Pain raw and burning crawls up my limbs. I struggle under the weight of my worn body.
These days are mind-focused. Breathing into each movement. Pressing into Him.
Today I found myself running. The pain of it feels like comfort to this screaming body. I could feel the wind, crisp on my face. Hear my heart pounding loud in my ears. See the small pieces of me, grins spread wide, enjoying the race.
And in that moment I felt the living.
I am feeling the weight of it. The heavy anchor pulling me low. This pain, this exhaustion.
I've asked the questions. The needles dug deep. Drawing the life from my veins.
I wait now. Wait for the tests to come back. Wait to be defined. Or not.
And I'm struck again by its beauty. This ache in me. The gift of feeling. Of holding the moment. Choosing to breathe, to leave what is insignificant to run in the wind. For relief. For Life.
For my littles.
Pain keeps you present. Keeps you from coasting. Reminds you to Cling.
Pain is a Gift.
I want to sit hands open. Heart spilling over. Soaking in Grace.
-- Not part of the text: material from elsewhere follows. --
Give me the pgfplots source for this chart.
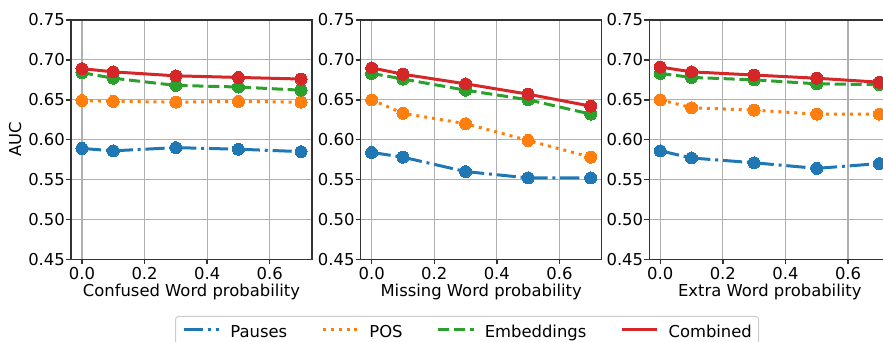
\documentclass[border=0pt]{standalone}
\usepackage{pgfplots}
\pgfplotsset{compat=1.18}
\usepackage{fontspec}
\setmainfont{DejaVu Sans}
\definecolor{tabblue}{HTML}{1F77B4}
\definecolor{taborange}{HTML}{FF7F0E}
\definecolor{tabgreen}{HTML}{2CA02C}
\definecolor{tabred}{HTML}{D62728}
\definecolor{gridgray}{HTML}{B0B0B0}
\definecolor{spine}{HTML}{333333}
\definecolor{legendgray}{HTML}{CCCCCC}
\newcommand{\fs}{\fontsize{16.4pt}{19pt}\selectfont}
\pgfplotsset{
  myax/.style={
    scale only axis, width=241pt, height=239.3pt,
    xmin=-0.035, xmax=0.735, ymin=0.45, ymax=0.75,
    xtick={0,0.2,0.4,0.6}, ytick={0.45,0.5,0.55,0.6,0.65,0.7,0.75},
    xticklabel style={/pgf/number format/.cd, fixed, fixed zerofill, precision=1},
    yticklabel style={/pgf/number format/.cd, fixed, fixed zerofill, precision=2},
    /pgf/number format/assume math mode=true,
    tick label style={font=\fs, inner sep=0pt},
    xticklabel shift=2.4pt, yticklabel shift=1pt,
    label style={font=\fs},
    grid=major, grid style={line width=1.1pt, color=gridgray},
    axis line style={line width=1.5pt, color=spine},
    tick align=outside, tick pos=left, major tick length=5pt,
    major tick style={line width=1.5pt, color=spine},
    xlabel style={at={(axis description cs:0.5,-0.1575)}, anchor=base, inner sep=0pt},
    legend image code/.code={\draw[#1] (0pt,1.4pt) -- (35.6pt,1.4pt);},
  },
  pauses/.style={tabblue, line width=3pt, dash pattern=on 19.2pt off 4.8pt on 3pt off 4.8pt, mark=*, mark size=6pt, mark options={solid, fill=tabblue, line width=0pt}},
  pos/.style={taborange, line width=3pt, dash pattern=on 3pt off 4.95pt, mark=*, mark size=6pt, mark options={solid, fill=taborange, line width=0pt}},
  emb/.style={tabgreen, line width=3pt, dash pattern=on 11.1pt off 4.8pt, mark=*, mark size=6pt, mark options={solid, fill=tabgreen, line width=0pt}},
  comb/.style={tabred, line width=3pt, mark=*, mark size=6pt, mark options={solid, fill=tabred, line width=0pt}},
}
\begin{document}
\begin{tikzpicture}
\begin{axis}[myax, at={(71pt,82.7pt)}, anchor=south west,
  xlabel={Confused Word probability}, ylabel={AUC},
  ylabel style={at={(axis description cs:-0.232,0.5)}, anchor=center, inner sep=0pt}]
\addplot[pauses] coordinates {(0,0.589)(0.1,0.586)(0.3,0.590)(0.5,0.588)(0.7,0.585)};
\addplot[pos] coordinates {(0,0.649)(0.1,0.648)(0.3,0.647)(0.5,0.648)(0.7,0.647)};
\addplot[emb] coordinates {(0,0.684)(0.1,0.677)(0.3,0.668)(0.5,0.666)(0.7,0.662)};
\addplot[comb] coordinates {(0,0.689)(0.1,0.685)(0.3,0.680)(0.5,0.678)(0.7,0.676)};
\end{axis}
\begin{axis}[myax, at={(360.7pt,82.7pt)}, anchor=south west,
  xlabel={Missing Word probability},
  legend columns=4, legend cell align=left,
  legend style={at={(axis description cs:-0.7705,-0.2369)}, anchor=north west,
    draw=legendgray, line width=1pt, rounded corners=3pt, fill=white,
    inner xsep=6.7pt, inner ysep=8.7pt, font=\fs,
    nodes={inner sep=0pt, text height=12pt, text depth=0pt},
    /tikz/every odd column/.style={column sep=9.6pt},
    /tikz/every even column/.style={column sep=34pt}}]
\addplot[pauses] coordinates {(0,0.584)(0.1,0.578)(0.3,0.560)(0.5,0.552)(0.7,0.552)};
\addplot[pos] coordinates {(0,0.650)(0.1,0.633)(0.3,0.620)(0.5,0.599)(0.7,0.578)};
\addplot[emb] coordinates {(0,0.683)(0.1,0.676)(0.3,0.662)(0.5,0.650)(0.7,0.632)};
\addplot[comb] coordinates {(0,0.690)(0.1,0.682)(0.3,0.670)(0.5,0.657)(0.7,0.642)};
\legend{Pauses, POS, Embeddings, Combined}
\end{axis}
\begin{axis}[myax, at={(649.3pt,82.7pt)}, anchor=south west,
  xlabel={Extra Word probability}]
\addplot[pauses] coordinates {(0,0.586)(0.1,0.577)(0.3,0.571)(0.5,0.564)(0.7,0.570)};
\addplot[pos] coordinates {(0,0.650)(0.1,0.640)(0.3,0.637)(0.5,0.632)(0.7,0.632)};
\addplot[emb] coordinates {(0,0.683)(0.1,0.678)(0.3,0.675)(0.5,0.670)(0.7,0.669)};
\addplot[comb] coordinates {(0,0.691)(0.1,0.685)(0.3,0.681)(0.5,0.677)(0.7,0.672)};
\end{axis}
\pgfresetboundingbox
\useasboundingbox (0pt,0pt) rectangle (883pt,342pt);
\end{tikzpicture}
\end{document}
The agony. The numbness. The crushing ache that drives me to lie on the floor. The suffering. All of it, impelling me to Live. To Surrender all.
Pain holds you fixed in the moments. Offers you the gift of filling your lungs slowly. Noticing the Living.
When pain is embraced it purifies.
And you are no longer simply enduring, you are Held.
You are Embraced.
Therefore we do not lose heart. Though outwardly we are wasting away, yet inwardly we are being renewed day by day. For our momentary troubles are achieving for us an eternal glory that far outweighs them all.